- Itki Location in Jharkhand, India Itki Itki (India)
- Coordinates: 23°21′24″N 85°07′21″E﻿ / ﻿23.3568°N 85.1226°E
- Country: India
- State: Jharkhand
- District: Ranchi

Population (2011)
- • Total: 12,174

Languages (*For language details see Itki block#Language and religion)
- • Official: Hindi, Urdu
- Time zone: UTC+5:30 (IST)
- PIN: 835301
- Telephone/ STD code: 06529
- Vehicle registration: JH 01
- Literacy: 82.93%
- Lok Sabha constituency: Lohardaga
- Vidhan Sabha constituency: Mandar
- Website: ranchi.nic.in

= Itki, India =

Itki (also Itkithakurgaon) is a village with four panchayat Itki East, Itki West, Malti and Semra in the Itki CD block in the Ranchi Sadar subdivision of the Ranchi district in the Indian state of Jharkhand.

==Geography==

===Location===
Itki is located at .

===Area overview===
The map alongside shows a part of the Ranchi plateau, most of it at an average elevation of 2,140 feet above sea level. Only a small part in the north-eastern part of the district is the lower Ranchi plateau, spread over Silli, Rahe, Sonahatu and Tamar CD blocks, at an elevation of 500 to 1,000 feet above sea level. There is a 16 km long ridge south-west of Ranchi. There are isolated hills in the central plateau. The principal river of the district, the Subarnarekha, originates near Ratu, flows in an easterly direction and descends from the plateau, with a drop of about 300 feet at Hundru Falls. Subarnarekha and other important rivers are marked on the map. The forested area is shaded in the map. A major part of the North Karanpura Area and some fringe areas of the Piparwar Area of the Central Coalfields Limited, both located in the North Karanpura Coalfield, are in Ranchi district.
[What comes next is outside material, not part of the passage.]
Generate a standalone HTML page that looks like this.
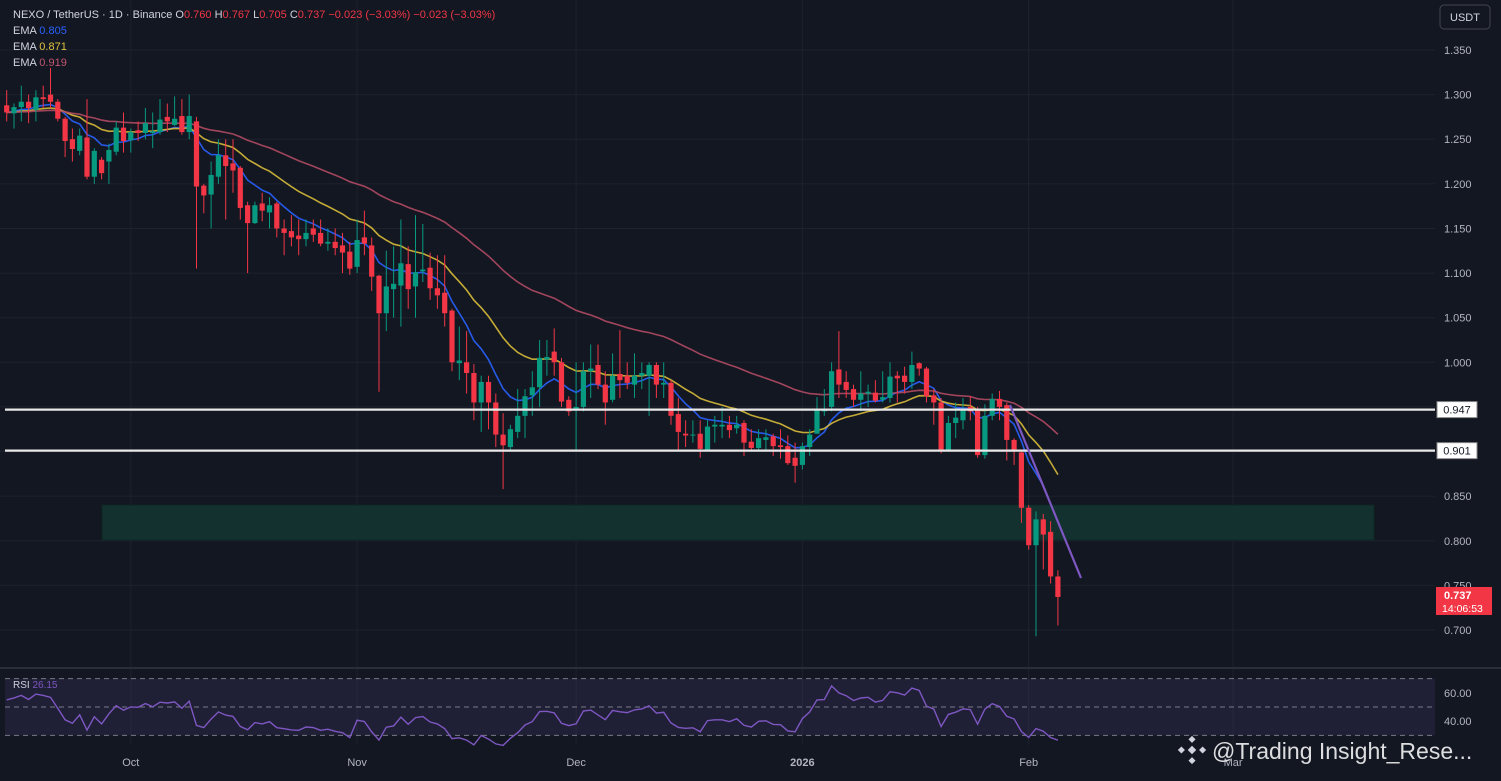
<!DOCTYPE html>
<html><head><meta charset="utf-8">
<style>
html,body{margin:0;padding:0;background:#131722;}
body{width:1501px;height:776px;overflow:hidden;font-family:"Liberation Sans",sans-serif;}
svg text{font-family:"Liberation Sans",sans-serif;}
</style></head>
<body>
<svg id="chart" width="1501" height="776" xmlns="http://www.w3.org/2000/svg">
<rect x="0" y="0" width="1501" height="776" fill="#131722"/>
<g id="grid"></g>
<rect x="102" y="505" width="1272" height="35" fill="#12312f" stroke="#0c2623" stroke-width="1"/>
<g id="emas"></g>
<g id="candles"></g>
<g id="levels"></g>
<line x1="1010" y1="405" x2="1081" y2="578" stroke="#7e57c2" stroke-width="2.2"/>
<g id="rsi"></g>
<g id="axis"></g>
<line x1="0" y1="668" x2="1501" y2="668" stroke="#2a2e39" stroke-width="2"/>
<g font-size="11">
<text x="13" y="18" fill="#d1d4dc">NEXO / TetherUS · 1D · Binance <tspan fill="#d1d4dc">O</tspan><tspan fill="#f23645">0.760</tspan> <tspan fill="#d1d4dc">H</tspan><tspan fill="#f23645">0.767</tspan> <tspan fill="#d1d4dc">L</tspan><tspan fill="#f23645">0.705</tspan> <tspan fill="#d1d4dc">C</tspan><tspan fill="#f23645">0.737 −0.023 (−3.03%) −0.023 (−3.03%)</tspan></text>
<text x="13" y="34" fill="#d1d4dc">EMA <tspan fill="#2962ff">0.805</tspan></text>
<text x="13" y="50" fill="#d1d4dc">EMA <tspan fill="#e0c341">0.871</tspan></text>
<text x="13" y="66" fill="#d1d4dc">EMA <tspan fill="#c2566f">0.919</tspan></text>
</g>
<g>
<rect x="1440" y="5" width="50" height="24" rx="4" fill="#131722" stroke="#434651"/>
<text x="1465" y="21" fill="#d1d4dc" font-size="11" text-anchor="middle">USDT</text>
</g>
<g>
<g transform="translate(1192,750) rotate(45)" fill="#d1d4dc">
<rect x="-3" y="-3" width="6" height="6"/><rect x="-10" y="-10" width="5" height="5"/><rect x="5" y="5" width="5" height="5"/><rect x="-10" y="5" width="5" height="5"/><rect x="5" y="-10" width="5" height="5"/>
</g>
<text x="1212" y="759" fill="#e8e8ea" font-size="23" opacity="0.95">@Trading Insight_Rese...</text>
</g>
</svg>
<script>
const opens=[1.288,1.279,1.286,1.292,1.283,1.297,1.300,1.292,1.273,1.250,1.237,1.252,1.208,1.227,1.225,1.236,1.263,1.249,1.260,1.257,1.257,1.258,1.275,1.266,1.276,1.258,1.270,1.198,1.188,1.208,1.232,1.223,1.218,1.176,1.156,1.178,1.168,1.178,1.150,1.147,1.142,1.138,1.150,1.145,1.133,1.135,1.131,1.124,1.107,1.140,1.131,1.097,1.055,1.082,1.086,1.110,1.085,1.102,1.106,1.083,1.078,1.058,0.999,1.000,0.988,0.955,0.978,0.955,0.919,0.905,0.922,0.940,0.963,0.972,1.003,1.012,1.000,0.958,0.947,0.950,0.990,0.997,0.975,0.958,0.987,0.985,0.975,0.985,0.985,0.997,0.975,0.977,0.942,0.920,0.918,0.920,0.902,0.928,0.928,0.930,0.926,0.932,0.911,0.904,0.913,0.917,0.907,0.906,0.893,0.885,0.905,0.920,0.945,0.950,0.992,0.978,0.970,0.958,0.965,0.966,0.958,0.960,0.985,0.985,0.978,0.999,0.993,0.963,0.955,0.902,0.932,0.935,0.950,0.947,0.896,0.940,0.959,0.952,0.913,0.899,0.837,0.795,0.824,0.810,0.760];
const highs=[1.305,1.290,1.310,1.300,1.305,1.310,1.330,1.295,1.275,1.262,1.262,1.295,1.240,1.230,1.245,1.270,1.280,1.262,1.270,1.285,1.280,1.295,1.290,1.298,1.295,1.300,1.275,1.200,1.225,1.250,1.250,1.250,1.220,1.180,1.180,1.190,1.185,1.180,1.160,1.165,1.160,1.160,1.160,1.160,1.150,1.150,1.145,1.135,1.160,1.170,1.140,1.098,1.125,1.130,1.160,1.130,1.165,1.155,1.123,1.120,1.120,1.060,1.040,1.035,0.998,0.985,0.985,0.965,0.943,0.930,0.970,0.970,0.990,1.025,1.025,1.038,1.005,0.962,1.000,1.000,1.020,1.020,0.990,1.010,1.036,1.000,1.010,1.000,1.000,1.000,1.000,0.980,0.960,0.935,0.935,0.935,0.935,0.940,0.950,0.940,0.940,0.935,0.925,0.925,0.925,0.920,0.925,0.918,0.910,0.910,0.925,0.961,0.970,1.000,1.035,0.990,0.975,0.990,0.975,0.980,0.990,1.000,0.990,0.995,1.012,1.000,0.995,0.970,0.960,0.940,0.955,0.960,0.962,0.950,0.953,0.965,0.968,0.955,0.915,0.900,0.840,0.833,0.830,0.822,0.767];
const lows=[1.270,1.262,1.270,1.268,1.270,1.285,1.285,1.270,1.230,1.225,1.232,1.205,1.200,1.205,1.200,1.232,1.235,1.235,1.248,1.250,1.240,1.255,1.258,1.265,1.255,1.250,1.105,1.167,1.150,1.200,1.160,1.190,1.160,1.100,1.155,1.158,1.150,1.140,1.120,1.130,1.120,1.130,1.135,1.130,1.125,1.120,1.100,1.098,1.100,1.120,1.080,0.967,1.035,1.050,1.040,1.060,1.050,1.090,1.070,1.060,1.040,0.990,0.980,0.965,0.935,0.922,0.925,0.905,0.858,0.900,0.915,0.915,0.940,0.950,0.985,0.985,0.950,0.940,0.900,0.945,0.960,0.970,0.930,0.955,0.960,0.970,0.960,0.970,0.940,0.960,0.960,0.930,0.900,0.905,0.910,0.893,0.900,0.910,0.915,0.915,0.920,0.895,0.900,0.900,0.900,0.895,0.892,0.885,0.865,0.880,0.895,0.920,0.940,0.945,0.960,0.960,0.950,0.945,0.950,0.955,0.955,0.955,0.955,0.965,0.970,0.985,0.955,0.930,0.898,0.900,0.915,0.925,0.935,0.893,0.892,0.935,0.935,0.890,0.885,0.820,0.790,0.693,0.768,0.752,0.705];
const closes=[1.280,1.286,1.292,1.285,1.297,1.295,1.292,1.273,1.248,1.239,1.254,1.208,1.237,1.212,1.238,1.263,1.248,1.258,1.257,1.268,1.259,1.272,1.270,1.273,1.258,1.276,1.197,1.187,1.210,1.232,1.220,1.215,1.173,1.156,1.176,1.170,1.176,1.150,1.145,1.140,1.138,1.145,1.143,1.133,1.135,1.128,1.123,1.105,1.137,1.133,1.096,1.055,1.085,1.088,1.111,1.082,1.101,1.104,1.083,1.075,1.055,1.000,1.002,0.988,0.955,0.978,0.955,0.919,0.907,0.925,0.940,0.962,0.972,1.005,1.006,1.000,0.956,0.945,0.950,0.990,0.993,0.975,0.955,0.985,0.980,0.977,0.985,0.988,0.997,0.975,0.977,0.940,0.922,0.918,0.919,0.903,0.928,0.930,0.930,0.924,0.930,0.910,0.904,0.915,0.916,0.906,0.905,0.887,0.884,0.906,0.919,0.947,0.948,0.990,0.975,0.969,0.958,0.965,0.967,0.957,0.961,0.984,0.982,0.978,0.997,0.993,0.962,0.955,0.902,0.932,0.938,0.947,0.945,0.896,0.940,0.959,0.950,0.913,0.902,0.837,0.795,0.824,0.807,0.760,0.737];
const priceTicks=[1.35,1.30,1.25,1.20,1.15,1.10,1.05,1.00,0.95,0.90,0.85,0.80,0.75,0.70];
const rsiTicks=[60,40];
const monthLabels=["Oct","Nov","Dec","2026","Feb","Mar"];
const monthIndex=[17,48,78,109,140,168];
const levelPrices=[0.947,0.901];
const emaLengths=[9,21,50];
const lastPrice=0.737;

const NS="http://www.w3.org/2000/svg";
const PLOT_R=1435;
function yP(p){return 50+(1.35-p)*892.3;}
function xI(i){return 6.7+i*7.3;}
function yR(v){return 707-(v-50)*1.42;}
function mk(tag,attrs,parent){const e=document.createElementNS(NS,tag);for(const k in attrs)e.setAttribute(k,attrs[k]);parent.appendChild(e);return e;}

const grid=document.getElementById('grid');
priceTicks.forEach(p=>{
  const l=mk('line',{x1:0,x2:PLOT_R,y1:yP(p),y2:yP(p),stroke:'#1e222d','stroke-width':1},grid);
  
  
});
monthIndex.forEach(i=>{
  const l=mk('line',{x1:xI(i),x2:xI(i),y1:0,y2:745,stroke:'#1e222d','stroke-width':1},grid);
  
  
});

const emaColors=['#2962ff','#d8bb3a','#b14a63'];
const emaG=document.getElementById('emas');
emaLengths.forEach((n,k)=>{
  const a=2/(n+1);let e=closes[0];const vals=[];
  closes.forEach(c=>{e=c*a+e*(1-a);vals.push(e);});
  const d=vals.map((v,i)=>(i?'L':'M')+xI(i).toFixed(1)+','+yP(v).toFixed(1)).join('');
  const p=mk('path',{d:d,fill:'none',stroke:emaColors[k],'stroke-width':1.6,opacity:0.9},emaG);
  
  
});

const cg=document.getElementById('candles');
closes.forEach((c,i)=>{
  const o=opens[i],col=c>=o?'#089981':'#f23645';
  const g=mk('g',{},cg);
  
  
  const x=xI(i);
  mk('line',{x1:x,x2:x,y1:yP(highs[i]),y2:yP(lows[i]),stroke:col,'stroke-width':1},g);
  const t=yP(Math.max(o,c)),b=yP(Math.min(o,c));
  mk('rect',{x:x-2.6,y:t,width:5.2,height:Math.max(1,b-t),fill:col},g);
});

const lg=document.getElementById('levels');
levelPrices.forEach(p=>{
  const y=yP(p);
  const l=mk('line',{x1:5,x2:PLOT_R,y1:y,y2:y,stroke:'#e8e8e8','stroke-width':2.2},lg);
  
  
  const r=mk('rect',{x:1437,y:y-8,width:40,height:16,fill:'#ffffff',stroke:'#888'},lg);
  
  
  const t=mk('text',{x:1457,y:y+4,'font-size':11,fill:'#131722','text-anchor':'middle'},lg);
  t.textContent=p.toFixed(3);
  
  
});

const ax=document.getElementById('axis');
priceTicks.forEach(p=>{
  if(levelPrices.some(l=>Math.abs(yP(l)-yP(p))<14))return;
  const t=mk('text',{x:1444,y:yP(p)+4,'font-size':11,fill:'#b2b5be'},ax);
  t.textContent=p.toFixed(3);
  
  
});
const ly=yP(lastPrice);
const lb=mk('rect',{x:1436,y:ly-10,width:56,height:28,fill:'#f23645'},ax);


const lt=mk('text',{x:1444,y:ly+2,'font-size':11,fill:'#ffffff','font-weight':'bold'},ax);
lt.textContent=lastPrice.toFixed(3);


const ct=mk('text',{x:1442,y:ly+15,'font-size':10.5,fill:'#ffffff'},ax);
ct.textContent='14:06:53';


monthLabels.forEach((m,k)=>{
  const t=mk('text',{x:xI(monthIndex[k]),y:766,'font-size':11,fill:'#b2b5be','text-anchor':'middle','font-weight':m==='2026'?'bold':'normal'},ax);
  t.textContent=m;
  
  
});

const rg=document.getElementById('rsi');
const band=mk('rect',{x:5,y:yR(70),width:PLOT_R-5,height:yR(30)-yR(70),fill:'#7e57c2','fill-opacity':0.12},rg);


[70,50,30].forEach(v=>{
  const l=mk('line',{x1:5,x2:PLOT_R,y1:yR(v),y2:yR(v),stroke:'#787b86','stroke-width':1,'stroke-dasharray':'5,4'},rg);
  
  
});
let ag=0,al=0;const rsi=[55];const N=14;
for(let i=1;i<closes.length;i++){
  const ch=closes[i]-closes[i-1];const g=Math.max(ch,0),lo=Math.max(-ch,0);
  if(i===1){ag=0.006;al=0.005;}
  ag=(ag*(N-1)+g)/N;al=(al*(N-1)+lo)/N;
  rsi.push(al===0?100:100-100/(1+ag/al));
}
const rd=rsi.map((v,i)=>(i?'L':'M')+xI(i).toFixed(1)+','+yR(v).toFixed(1)).join('');
const rp=mk('path',{d:rd,fill:'none',stroke:'#7e57c2','stroke-width':1.4},rg);


rsiTicks.forEach(v=>{
  const t=mk('text',{x:1444,y:yR(v)+4,'font-size':11,fill:'#b2b5be'},rg);
  t.textContent=v.toFixed(2);
  
  
});
const rt=mk('text',{x:13,y:688,'font-size':10,fill:'#d1d4dc'},rg);
rt.innerHTML='RSI <tspan fill="#7e57c2">26.15</tspan>';


</script>
</body></html>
There has been extensive industrial activity in Ranchi district, since independence. Ranchi district is the first in the state in terms of population. 8.83% of the total population of the state lives in this district - 56.9% is rural population and 43.1% is urban population.

Note: The map alongside presents some of the notable locations in the district. All places marked in the map are linked in the larger full screen map.

==Civic administration==
===Police station===
There is a police station at Itki.

===CD block HQ===
The headquarters of Itki CD block are located at Itki village.

==Demographics==
According to the 2011 Census of India, Itkithakurgaon had a total population of 12,174, of which 6,141 (50%) were males and 6,033 (50%) were females. Population in the age range 0–6 years was 1,668. The total number of literate persons in Itkithakurgaon was 8,713 (82.93% of the population over 6 years).

==Transport==
There is a railway station at Itki on the Ranchi-Tori line.
There is a Bus Station at Itki Baazar Tar

==Education==
Lal Mohan Inter College is a Hindi-medium coeducational institution established in 2005. It has facilities for teaching in classes XI and XII.

St. Agnes Balika High School is a Hindi-medium girls only institution established in 1961. It has facilities for teaching from class VII to class X. It has a playground, a library with 1,500 books and has 1 computer for teaching and learning purposes.

Al Kuasar Balika High School is a Hindi-medium girls only institution established in 2008. It has facilities for teaching from class VI to class X.

Itki Balika High School is a Hindi-medium girls only institution established in 1982. It has facilities for teaching in classes IX and X. It has a library with 370 books.

British Public High School is a Hindi-medium coeducational institution established in 2007. It has facilities for teaching from class I to class X. It has a library with 120 books.

Darsgah Islami Itki was established in 1960 under the supervision of Jamat-e-Islami-Hind, however, it's being managed by the local body of Itki. where education up to matriculation is given. This School is counted among the top-rated Schools in Jharkhand with an excellent academic track record.

==Social environment==
The social atmosphere here is quite good, with the characteristics of both the Hindu and Muslim communities living together and helping each other. While there are many mosques in the village, there are also many temples and churches which make this village distinct and beautiful from other villages. Most of the people here are farmers while a large number of businesspeople are also there. On Saturdays and Wednesdays, there seems to be a huge market where people from far and wide come to buy and sell.

==Healthcare==
Itki TB Sanatorium, with 300 beds, is functioning as a dedicated Covid care hospital. NTPC has provided a Centralised Oxygen Support System as a part of its corporate social responsibility programme. There is a proposal to convert it to a multi-speciality hospital.